● What is asked: Exactly as written, retype the listing below, omitting the pictures.

● Data section:
^^^^
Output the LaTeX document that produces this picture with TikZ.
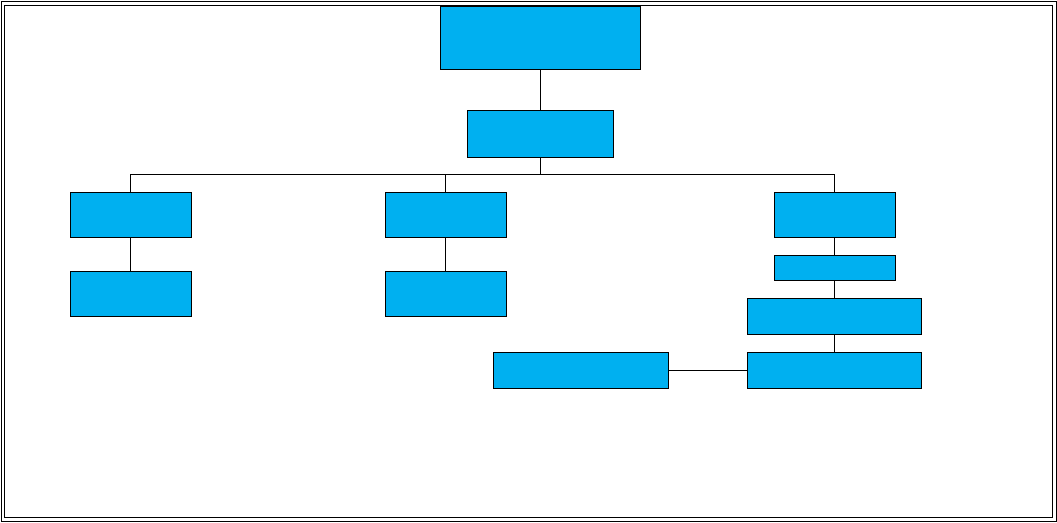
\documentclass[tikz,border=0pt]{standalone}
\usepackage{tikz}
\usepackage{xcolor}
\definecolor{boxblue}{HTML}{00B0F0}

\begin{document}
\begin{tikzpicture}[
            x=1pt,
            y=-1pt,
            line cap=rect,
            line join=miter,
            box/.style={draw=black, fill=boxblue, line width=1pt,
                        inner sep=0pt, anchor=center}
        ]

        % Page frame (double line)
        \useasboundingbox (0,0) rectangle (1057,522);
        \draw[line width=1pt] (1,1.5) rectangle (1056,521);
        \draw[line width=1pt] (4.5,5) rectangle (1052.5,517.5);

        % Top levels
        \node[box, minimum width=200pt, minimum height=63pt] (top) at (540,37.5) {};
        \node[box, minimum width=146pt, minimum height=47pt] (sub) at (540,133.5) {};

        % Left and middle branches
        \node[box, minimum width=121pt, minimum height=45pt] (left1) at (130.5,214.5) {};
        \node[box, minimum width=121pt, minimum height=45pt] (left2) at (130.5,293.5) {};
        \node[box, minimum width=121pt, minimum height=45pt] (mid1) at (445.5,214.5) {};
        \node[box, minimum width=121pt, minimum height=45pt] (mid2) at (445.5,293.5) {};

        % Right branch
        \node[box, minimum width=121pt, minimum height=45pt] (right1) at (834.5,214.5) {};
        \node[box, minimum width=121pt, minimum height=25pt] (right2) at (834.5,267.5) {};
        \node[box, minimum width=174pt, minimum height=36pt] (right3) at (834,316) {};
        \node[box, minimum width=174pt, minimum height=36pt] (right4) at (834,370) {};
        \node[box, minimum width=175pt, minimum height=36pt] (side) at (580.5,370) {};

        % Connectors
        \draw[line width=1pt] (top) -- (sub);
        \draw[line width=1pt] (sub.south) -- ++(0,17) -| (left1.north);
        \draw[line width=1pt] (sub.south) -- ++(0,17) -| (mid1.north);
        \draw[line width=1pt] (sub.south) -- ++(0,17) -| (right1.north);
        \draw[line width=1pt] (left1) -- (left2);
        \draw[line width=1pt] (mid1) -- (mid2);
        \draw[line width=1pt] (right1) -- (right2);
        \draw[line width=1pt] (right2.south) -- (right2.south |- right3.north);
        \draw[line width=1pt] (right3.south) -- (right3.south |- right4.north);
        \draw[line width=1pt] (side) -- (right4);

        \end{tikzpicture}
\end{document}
^^^^
● Task output:
Output the LaTeX document that produces this picture with TikZ.
\documentclass[tikz,border=0pt]{standalone}
\usepackage{tikz}
\usepackage{xcolor}
\definecolor{boxblue}{HTML}{00B0F0}

\begin{document}
\begin{tikzpicture}[
            x=1pt,
            y=-1pt,
            line cap=rect,
            line join=miter,
            box/.style={draw=black, fill=boxblue, line width=1pt,
                        inner sep=0pt, anchor=center}
        ]

        % Page frame (double line)
        \useasboundingbox (0,0) rectangle (1057,522);
        \draw[line width=1pt] (1,1.5) rectangle (1056,521);
        \draw[line width=1pt] (4.5,5) rectangle (1052.5,517.5);

        % Top levels
        \node[box, minimum width=200pt, minimum height=63pt] (top) at (540,37.5) {};
        \node[box, minimum width=146pt, minimum height=47pt] (sub) at (540,133.5) {};

        % Left and middle branches
        \node[box, minimum width=121pt, minimum height=45pt] (left1) at (130.5,214.5) {};
        \node[box, minimum width=121pt, minimum height=45pt] (left2) at (130.5,293.5) {};
        \node[box, minimum width=121pt, minimum height=45pt] (mid1) at (445.5,214.5) {};
        \node[box, minimum width=121pt, minimum height=45pt] (mid2) at (445.5,293.5) {};

        % Right branch
        \node[box, minimum width=121pt, minimum height=45pt] (right1) at (834.5,214.5) {};
        \node[box, minimum width=121pt, minimum height=25pt] (right2) at (834.5,267.5) {};
        \node[box, minimum width=174pt, minimum height=36pt] (right3) at (834,316) {};
        \node[box, minimum width=174pt, minimum height=36pt] (right4) at (834,370) {};
        \node[box, minimum width=175pt, minimum height=36pt] (side) at (580.5,370) {};

        % Connectors
        \draw[line width=1pt] (top) -- (sub);
        \draw[line width=1pt] (sub.south) -- ++(0,17) -| (left1.north);
        \draw[line width=1pt] (sub.south) -- ++(0,17) -| (mid1.north);
        \draw[line width=1pt] (sub.south) -- ++(0,17) -| (right1.north);
        \draw[line width=1pt] (left1) -- (left2);
        \draw[line width=1pt] (mid1) -- (mid2);
        \draw[line width=1pt] (right1) -- (right2);
        \draw[line width=1pt] (right2.south) -- (right2.south |- right3.north);
        \draw[line width=1pt] (right3.south) -- (right3.south |- right4.north);
        \draw[line width=1pt] (side) -- (right4);

        \end{tikzpicture}
\end{document}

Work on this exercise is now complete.